Se alejaron hasta que los perdí de vista y me dormí pensando en ellos. Imaginando, porque en verdad era una extraña con su perro.

A la mañana siguiente atravesamos con mi hermano la ciudad, en metro, también, en medio de una nevada violenta y silenciosa, para encontrarnos con un chico ruso que nos había grabado la discografía completa de Vladímir Vysotsky. Nos la entregó en una caja blanca de zapatos en la escalinata de la estación. Después, con la caja en la mano, anduvimos perdidos bajo tierra por el anillo de oro no sé por cuánto tiempo.

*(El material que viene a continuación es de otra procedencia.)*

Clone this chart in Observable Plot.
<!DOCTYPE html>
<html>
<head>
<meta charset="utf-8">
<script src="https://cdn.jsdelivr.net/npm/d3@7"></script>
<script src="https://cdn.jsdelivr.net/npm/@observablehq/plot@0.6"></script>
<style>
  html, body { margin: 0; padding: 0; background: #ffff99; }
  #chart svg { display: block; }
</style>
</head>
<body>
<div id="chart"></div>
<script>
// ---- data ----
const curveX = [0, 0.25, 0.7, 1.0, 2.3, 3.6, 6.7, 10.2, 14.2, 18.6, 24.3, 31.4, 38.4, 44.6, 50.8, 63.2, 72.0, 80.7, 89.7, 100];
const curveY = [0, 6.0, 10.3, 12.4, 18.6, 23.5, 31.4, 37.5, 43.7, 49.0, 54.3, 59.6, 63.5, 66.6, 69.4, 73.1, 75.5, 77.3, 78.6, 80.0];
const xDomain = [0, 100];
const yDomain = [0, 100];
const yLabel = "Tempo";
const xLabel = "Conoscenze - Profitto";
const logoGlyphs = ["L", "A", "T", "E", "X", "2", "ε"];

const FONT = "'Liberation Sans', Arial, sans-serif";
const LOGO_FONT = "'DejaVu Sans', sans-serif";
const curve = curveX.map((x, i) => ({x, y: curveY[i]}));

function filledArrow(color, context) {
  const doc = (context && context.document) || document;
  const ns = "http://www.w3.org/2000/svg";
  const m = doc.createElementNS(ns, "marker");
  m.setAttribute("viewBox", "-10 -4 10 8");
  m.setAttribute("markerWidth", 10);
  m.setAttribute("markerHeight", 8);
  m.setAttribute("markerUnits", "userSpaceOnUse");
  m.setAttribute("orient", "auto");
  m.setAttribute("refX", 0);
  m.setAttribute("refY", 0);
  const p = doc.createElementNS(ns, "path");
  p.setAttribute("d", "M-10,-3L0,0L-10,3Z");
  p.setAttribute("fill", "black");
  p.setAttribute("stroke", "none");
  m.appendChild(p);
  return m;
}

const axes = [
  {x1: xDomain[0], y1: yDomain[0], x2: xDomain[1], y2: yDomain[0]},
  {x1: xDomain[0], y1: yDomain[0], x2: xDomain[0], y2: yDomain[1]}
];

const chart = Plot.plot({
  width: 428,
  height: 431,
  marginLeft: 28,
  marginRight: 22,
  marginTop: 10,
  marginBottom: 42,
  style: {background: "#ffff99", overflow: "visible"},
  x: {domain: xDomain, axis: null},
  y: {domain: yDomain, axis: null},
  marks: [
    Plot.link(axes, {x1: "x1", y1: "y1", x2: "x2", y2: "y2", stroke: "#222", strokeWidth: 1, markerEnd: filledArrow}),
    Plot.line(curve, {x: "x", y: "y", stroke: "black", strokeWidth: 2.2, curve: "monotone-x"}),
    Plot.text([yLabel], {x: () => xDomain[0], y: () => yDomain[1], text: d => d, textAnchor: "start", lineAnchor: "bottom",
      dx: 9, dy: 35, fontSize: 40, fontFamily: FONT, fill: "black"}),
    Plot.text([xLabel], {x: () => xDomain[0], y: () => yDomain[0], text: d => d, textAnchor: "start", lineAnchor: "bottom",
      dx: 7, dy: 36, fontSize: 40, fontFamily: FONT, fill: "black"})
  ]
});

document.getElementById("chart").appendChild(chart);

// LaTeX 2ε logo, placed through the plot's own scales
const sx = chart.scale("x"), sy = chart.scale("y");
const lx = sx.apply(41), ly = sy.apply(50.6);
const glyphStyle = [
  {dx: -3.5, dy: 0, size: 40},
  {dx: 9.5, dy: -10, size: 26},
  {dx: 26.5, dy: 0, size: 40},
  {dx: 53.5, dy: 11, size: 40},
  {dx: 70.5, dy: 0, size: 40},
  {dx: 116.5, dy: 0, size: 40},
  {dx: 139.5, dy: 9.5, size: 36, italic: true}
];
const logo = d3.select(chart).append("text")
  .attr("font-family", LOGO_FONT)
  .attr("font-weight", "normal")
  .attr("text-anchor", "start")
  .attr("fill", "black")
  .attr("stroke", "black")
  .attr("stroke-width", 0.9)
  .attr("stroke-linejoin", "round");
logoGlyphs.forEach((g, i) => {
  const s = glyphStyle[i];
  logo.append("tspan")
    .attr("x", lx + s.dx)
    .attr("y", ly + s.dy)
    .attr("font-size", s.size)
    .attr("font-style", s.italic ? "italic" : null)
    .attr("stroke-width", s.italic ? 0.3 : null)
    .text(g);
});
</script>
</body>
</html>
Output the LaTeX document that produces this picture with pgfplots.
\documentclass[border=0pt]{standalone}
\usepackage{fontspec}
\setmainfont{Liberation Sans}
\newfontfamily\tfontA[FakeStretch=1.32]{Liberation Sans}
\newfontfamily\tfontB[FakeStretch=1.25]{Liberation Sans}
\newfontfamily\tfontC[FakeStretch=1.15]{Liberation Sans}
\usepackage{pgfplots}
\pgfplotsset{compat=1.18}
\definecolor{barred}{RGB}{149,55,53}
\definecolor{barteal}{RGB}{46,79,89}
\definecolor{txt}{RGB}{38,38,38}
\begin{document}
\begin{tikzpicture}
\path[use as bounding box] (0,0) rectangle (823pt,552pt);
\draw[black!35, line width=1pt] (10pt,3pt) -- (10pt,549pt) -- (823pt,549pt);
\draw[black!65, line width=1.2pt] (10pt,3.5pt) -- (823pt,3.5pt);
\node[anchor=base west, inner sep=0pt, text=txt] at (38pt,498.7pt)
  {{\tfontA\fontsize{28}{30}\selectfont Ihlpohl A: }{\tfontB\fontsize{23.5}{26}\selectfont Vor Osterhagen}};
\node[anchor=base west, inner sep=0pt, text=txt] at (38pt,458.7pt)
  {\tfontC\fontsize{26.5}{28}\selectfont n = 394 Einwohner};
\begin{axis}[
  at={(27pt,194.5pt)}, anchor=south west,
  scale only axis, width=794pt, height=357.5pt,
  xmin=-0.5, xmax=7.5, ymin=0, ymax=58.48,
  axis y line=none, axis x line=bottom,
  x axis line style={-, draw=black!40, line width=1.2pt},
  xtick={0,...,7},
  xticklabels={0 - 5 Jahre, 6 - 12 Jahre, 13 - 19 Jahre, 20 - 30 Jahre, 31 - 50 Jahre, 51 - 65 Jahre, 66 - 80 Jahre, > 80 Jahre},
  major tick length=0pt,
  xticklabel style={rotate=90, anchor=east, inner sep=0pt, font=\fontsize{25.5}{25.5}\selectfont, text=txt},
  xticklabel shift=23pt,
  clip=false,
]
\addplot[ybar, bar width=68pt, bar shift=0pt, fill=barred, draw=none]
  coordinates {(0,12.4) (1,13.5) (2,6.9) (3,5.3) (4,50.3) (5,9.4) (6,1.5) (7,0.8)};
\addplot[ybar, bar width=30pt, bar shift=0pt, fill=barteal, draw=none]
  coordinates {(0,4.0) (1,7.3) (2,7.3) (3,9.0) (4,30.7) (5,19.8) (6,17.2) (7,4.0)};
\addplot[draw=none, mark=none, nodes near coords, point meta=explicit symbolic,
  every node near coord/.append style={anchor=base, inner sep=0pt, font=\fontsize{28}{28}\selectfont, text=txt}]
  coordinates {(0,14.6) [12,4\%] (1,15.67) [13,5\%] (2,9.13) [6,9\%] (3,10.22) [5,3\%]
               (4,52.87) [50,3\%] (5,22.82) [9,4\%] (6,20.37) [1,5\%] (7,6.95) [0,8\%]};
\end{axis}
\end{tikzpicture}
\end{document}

Hoy, cuando escucho la voz ronca y rasposa de Vysotsky veo al perro en la nieve desde mi habitación en Moscú. Y cuando no puedo dormir, y pienso que sí, que ya soy grande, que soy grande y no lo hice, que no cumplí, pero que de algún modo lo conté dándole vida en una obra de teatro. Después de todo, de eso se trata escribir: un punto negro en la nieve, desde aquella ventana, una noche cualquiera. Pero desde otra ventana, hoy en Madrid, también entiendo que estoy a tiempo, que aún ni tuve que usar esa reserva del “por si acaso”, que por suerte veinte años después me sigue importando la señora del sombrero, que estoy a tiempo de cumplir conmigo, que hay que hacerse todas las ilusiones posibles, pero que también hay que llevarlas a cabo, que las ilusiones si se acumulan más de la cuenta se pudren. Entonces acá, junto a mi perra, desde mi casa en Puerta del Sol, con los colores mágicos de esta ciudad hago planes y entiendo, entiendo eso que pensé desde aquella otra ventana en Moscú, pero entre aquel Moscú y este Madrid pasaron muchas cosas que pudieron acabar con todo y sin embargo pasó eso, entendí algo: a la debilidad la podés hacer fuerte si la mirás a los ojos, aprendí que siempre hay algo más, que todo dice más de lo que dice, que los detalles importan, que hay que observar más, que no hay que dejar pasar ciertas cosas, que no todo da igual, que una señora de sombrero con un perro en la nieve en mitad de la noche pueden salvarte después de años sin siquiera enterarse. 

Cae la tarde con 41 grados, el calor es insoportable, pero suenan los Caballos caprichosos de Vysotsky: “A lo largo de la cornisa del abismo, en su mismo borde, corren los caballos (…) me bebo el viento, trago la niebla (…) ¡corran más despacio, caballos!”, y miro a mi perra concentrada en los sonidos de la calle, el cielo naranja. Si tuviera la cámara acá haría una foto. Aunque sea para recordar esta escena, por si algún día dejara de importarme todo, por si eso sucediera poder tener un registro de cuando me importaba. Como una garantía. Una reserva para el futuro.